The court in Angola’s capital of Luanda on Tuesday sentenced Domingos da Cruz, one of the activists who prosecutors identified as the “leader” of the group, to eight-and-a-half years in prison for planning a coup d’état and for criminal association. Michel Francisco, an attorney representing 10 of the accused, said he plans to appeal the sentencings, according to AFP news agency.

"Justice has not been done in a transparent way because things have been politicized and the judge only obeyed higher orders coming from the president of the republic," he told reporters Monday.

The court rulings have triggered outrage from global rights groups, saying the Angolan government has increasingly targeted activists in the oil-rich country. Human Rights Watch called the verdict “a ridiculous scandal,” while Amnesty International said the activists were sentenced by a “kangaroo court.”

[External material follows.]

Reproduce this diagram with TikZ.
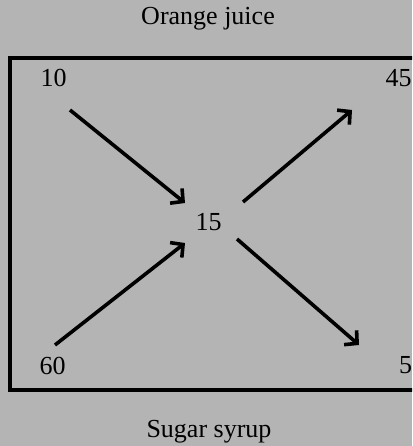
\documentclass[tikz,border=0pt]{standalone}
\usepackage{fontspec}
\setmainfont{Liberation Serif}
\usetikzlibrary{arrows.meta}
\definecolor{bggray}{RGB}{180,180,180}

\begin{document}
\begin{tikzpicture}[
    x=1pt, y=-1pt,
    label/.style={font=\fontsize{26}{31}\selectfont, inner sep=0pt},
    num/.style={font=\fontsize{26}{31}\selectfont, inner sep=0pt},
    frame/.style={draw=black, line width=3.4pt},
    arrow/.style={-{Straight Barb[length=9pt, width=19pt]}, line width=3.6pt}
]

% Background
\clip (0,0) rectangle (412,446);
\fill[bggray] (0,0) rectangle (412,446);

% Frame
\draw[frame] (10,58) rectangle (425,390);

% Labels
\node[label, anchor=base] (top) at (208,25) {Orange juice};
\node[label, anchor=base] (bottom) at (209,437) {Sugar syrup};

% Numbers
\node[num] (tl) at (53.5,78) {10};
\node[num] (tr) at (398.5,78) {45};
\node[num] (mid) at (208.5,222) {15};
\node[num] (bl) at (52.5,366) {60};
\node[num] (br) at (405.5,365.5) {5};

% Arrows
\draw[arrow] ([shift={(16.5,32)}]tl.center) -- ([shift={(-23.5,-19)}]mid.center);
\draw[arrow] ([shift={(2.5,-21)}]bl.center) -- ([shift={(-23.5,21)}]mid.center);
\draw[arrow] ([shift={(34.5,-20)}]mid.center) -- ([shift={(-46.5,32)}]tr.center);
\draw[arrow] ([shift={(28.5,17)}]mid.center) -- ([shift={(-46.5,-20.5)}]br.center);

\end{tikzpicture}
\end{document}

“Today’s unjustifiable conviction and draconian sentences against these peaceful activists who should never have been detained at all demonstrate how Angolan  authorities use the criminal justice system to silence dissenting views. This ruling flies in the face of justice,” Deprose Muchena, Amnesty International’s director for Southern Africa, said in a press statement released Tuesday. “The activists have been wrongly convicted in a deeply politicized trial. They are the victims of a government determined to intimidate anyone who dares to question its repressive policies.”

Dos Santos, Africa’s second-longest serving leader, said earlier this month he would step down in 2018 after Angola’s next election in 2017. But the announcement has been met with skepticism because dos Santos, who has ruled since 1979, has made similar promises in the past. The 73-year-old president’s current mandate is slated to conclude at the end of next year.

In recent years, Angolan rappers like Beirão have used their music to help mobilize activists and lead a new youth movement to expose corruption and rights abuses by the dos Santos administration. Ahead of the August 2012 national elections, Beirão and other activists set up a system for voters to call in complaints of electoral fraud and compiled them on a website to push authorities to take action.

"We have led the way for other demonstrations in Luanda's poor suburbs and for war veterans who are seeking payment of overdue subsidies," Beirão told Reuters in an August 2012 interview. "The regime has been forced to react ... They see pressure will not come only from the opposition."